If a person is depressed, along with all this going in their heart, they are more likely to be experiencing other lifestyle changes that may lead to poor heart health. Constant low mood can form dependencies on cigarettes and alcohol, eating a proper diet and getting enough sleep and exercise go out of the window.
Lambert has launched a study to investigate further into the links between depression and heart disease. He aims to determine if use of antidepressants, serotonin re-uptake inhibitors, lowers the risk. He is also keen to find a genetic connection. One in three depressed patients have an enhanced “fight or flight” response, but no pre-existing heart disease. This heightened and overactive output of noradrenaline is thought to come from a gene.
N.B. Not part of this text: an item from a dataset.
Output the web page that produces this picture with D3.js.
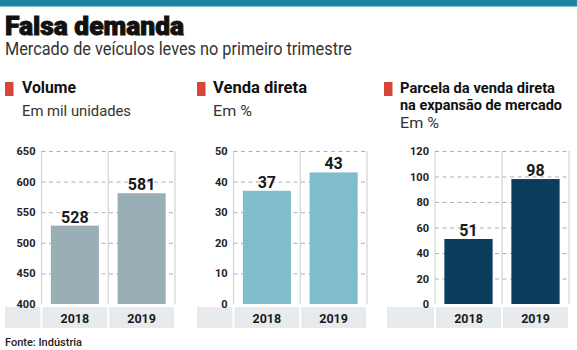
<!DOCTYPE html>
<html>
<head>
<meta charset="utf-8">
<script src="https://cdn.jsdelivr.net/npm/d3@7"></script>
<style>
  body { margin: 0; background: #fff; }
  text { font-family: Roboto, "Liberation Sans", sans-serif; }
</style>
</head>
<body>
<div id="chart-area"></div>
<script>
// DATA
var years = ["2018", "2019"];
var volume = [528, 581];
var vendaDireta = [37, 43];
var parcela = [51, 98];
var volumeTicks = [400, 450, 500, 550, 600, 650];
var vendaTicks = [0, 10, 20, 30, 40, 50];
var parcelaTicks = [0, 20, 40, 60, 80, 100, 120];

var width = 577;
var height = 350;

var svg = d3.select("#chart-area")
    .append("svg")
    .attr("width", width)
    .attr("height", height);

// top band + titles
svg.append("rect")
    .attr("x", 0).attr("y", 0)
    .attr("width", width).attr("height", 6.5)
    .attr("fill", "#1a86a1");

svg.append("text")
    .attr("x", 5).attr("y", 34.5)
    .attr("font-size", "26px")
    .attr("font-weight", 900)
    .attr("textLength", 179)
    .attr("lengthAdjust", "spacingAndGlyphs")
    .attr("stroke", "#111")
    .attr("stroke-width", 0.9)
    .style("fill", "#111")
    .text("Falsa demanda");

svg.append("text")
    .attr("x", 5).attr("y", 55)
    .attr("font-size", "17.5px")
    .attr("textLength", 347)
    .attr("lengthAdjust", "spacingAndGlyphs")
    .style("fill", "#333")
    .text("Mercado de veículos leves no primeiro trimestre");

svg.append("text")
    .attr("x", 5).attr("y", 346)
    .attr("font-size", "11px")
    .attr("font-weight", 500)
    .style("fill", "#222")
    .text("Fonte: Indústria");

// PANELS
var plotTop = 151;
var plotBottom = 304;

drawPanel({
    values: volume, ticks: volumeTicks, color: "#9aafb5",
    iconX: 5, textX: 22, left: 41.5, right: 175, bandLeft: 5,
    title: [["Volume", 54]], sub: ["Em mil unidades", 109], subY: 116
});
drawPanel({
    values: vendaDireta, ticks: vendaTicks, color: "#7fbdcb",
    iconX: 197, textX: 213, left: 233.5, right: 367, bandLeft: 197,
    title: [["Venda direta", 94]], sub: ["Em %", 39], subY: 116
});
drawPanel({
    values: parcela, ticks: parcelaTicks, color: "#0d3d5e",
    iconX: 384, textX: 400, left: 435, right: 569, bandLeft: 387,
    title: [["Parcela da venda direta", 155], ["na expansão de mercado", 162]],
    sub: ["Em %", 39], subY: 128, titleSize: 14.5
});

function drawPanel(p) {
    var g = svg.append("g");

    // heading
    g.append("rect")
        .attr("x", p.iconX).attr("y", 82)
        .attr("width", 8.5).attr("height", 14)
        .attr("fill", "#d8463b");

    p.title.forEach(function (t, i) {
        g.append("text")
            .attr("x", p.textX).attr("y", 93 + i * 17)
            .attr("font-size", (p.titleSize || 16) + "px")
            .attr("font-weight", 700)
            .attr("textLength", t[1])
            .attr("lengthAdjust", "spacingAndGlyphs")
            .style("fill", "#111")
            .text(t[0]);
    });

    g.append("text")
        .attr("x", p.textX).attr("y", p.subY)
        .attr("font-size", "15px")
        .attr("textLength", p.sub[1])
        .attr("lengthAdjust", "spacingAndGlyphs")
        .style("fill", "#333")
        .text(p.sub[0]);

    // scales
    var x = d3.scaleBand()
        .domain(years)
        .range([p.left, p.right])
        .paddingInner(0.28)
        .paddingOuter(0.14);

    var y = d3.scaleLinear()
        .domain(d3.extent(p.ticks))
        .range([plotBottom, plotTop]);

    var step = x.step();

    // category band
    var cells = [[p.bandLeft, p.left - 1]];
    years.forEach(function (d, i) {
        cells.push([p.left + i * step + 1, p.left + (i + 1) * step - 1]);
    });
    g.selectAll(".cell").data(cells).enter()
        .append("rect")
        .attr("x", function (d) { return d[0]; })
        .attr("y", 307)
        .attr("width", function (d) { return d[1] - d[0]; })
        .attr("height", 21)
        .attr("fill", "#e7ebee");

    g.selectAll(".cat").data(years).enter()
        .append("text")
        .attr("x", function (d) { return x(d) + x.bandwidth() / 2; })
        .attr("y", 322.5)
        .attr("text-anchor", "middle")
        .attr("font-size", "12.5px")
        .attr("font-weight", 700)
        .style("fill", "#1a1a1a")
        .text(function (d) { return d; });

    // vertical separators
    g.selectAll(".vline").data([0, 1, 2]).enter()
        .append("line")
        .attr("x1", function (d) { return p.left + d * step; })
        .attr("x2", function (d) { return p.left + d * step; })
        .attr("y1", plotTop)
        .attr("y2", plotBottom)
        .attr("stroke", "#d0d4d6")
        .attr("stroke-width", 1.2);

    // y axis with dashed grid
    var axis = g.append("g")
        .attr("transform", "translate(" + p.left + ",0)")
        .call(d3.axisLeft(y).tickValues(p.ticks)
            .tickSize(-(p.right - p.left)).tickPadding(6));
    axis.select(".domain").remove();
    axis.selectAll("line")
        .attr("stroke", "#aab0b3")
        .attr("stroke-dasharray", "4,3.5")
        .filter(function (d) { return d === p.ticks[0]; })
        .remove();
    axis.selectAll("text")
        .attr("font-size", "11px")
        .attr("font-weight", 700)
        .attr("font-family", "Roboto, sans-serif")
        .style("fill", "#222");

    // bars
    g.selectAll(".bar").data(p.values).enter()
        .append("rect")
        .attr("x", function (d, i) { return x(years[i]); })
        .attr("y", function (d) { return y(d); })
        .attr("width", x.bandwidth())
        .attr("height", function (d) { return plotBottom - y(d); })
        .attr("fill", p.color);

    g.selectAll(".val").data(p.values).enter()
        .append("text")
        .attr("x", function (d, i) { return x(years[i]) + x.bandwidth() / 2; })
        .attr("y", function (d) { return y(d) - 3; })
        .attr("text-anchor", "middle")
        .attr("font-size", "16px")
        .attr("font-weight", 700)
        .style("fill", "#1a1a1a")
        .text(function (d) { return d; });
}
</script>
</body>
</html>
Anther possibility is that the inflammatory chemicals that lead to heart disease could also be causing brain changes, hence the link between the hurting heart and the depressed mind. Physiologically, a circulation struggling to supply blood oxygen and nutrients around the body is also going to be struggling to get those things to the brain.
The Heart Foundation has had depression on its list of risk factors for heart disease for ten years, but many medical professionals still do not recognize the seriousness of it, not the fact, that the more chronic the depression, the worse the risk is. James Tatoulis, a professor and the Chief Medical Officer to the Heart Foundation, calls for more doctors to screen heart patients for depression.
A new questionnaire launched at the World Congress of Cardiology in Melbourne aims to challenge this attitude. Heart attacks patients should routinely be asked about their mental well-being as well as their other lifestyle factors, if the questionnaire is widely adopted.
Depression being as high a risk factor for heart disease as smoking, raised cholesterol and high blood pressure is a fact that deserves to be much better known and understood. Not only is the risk factor so significant, but presence of depression adversely affects recovery in those who have had heart attacks.
Lambert’s work follows research by Dr Angelos Halaris, of Loyola University, who last year formally proposed a new specialty, named “psychocardiology” to concentrate on the link between depression and cardiac disease. Like Lambert, Halaris wants to raise awareness, both in the general public and in the world of physicians, about the very real correlation between depression and a hurting heart.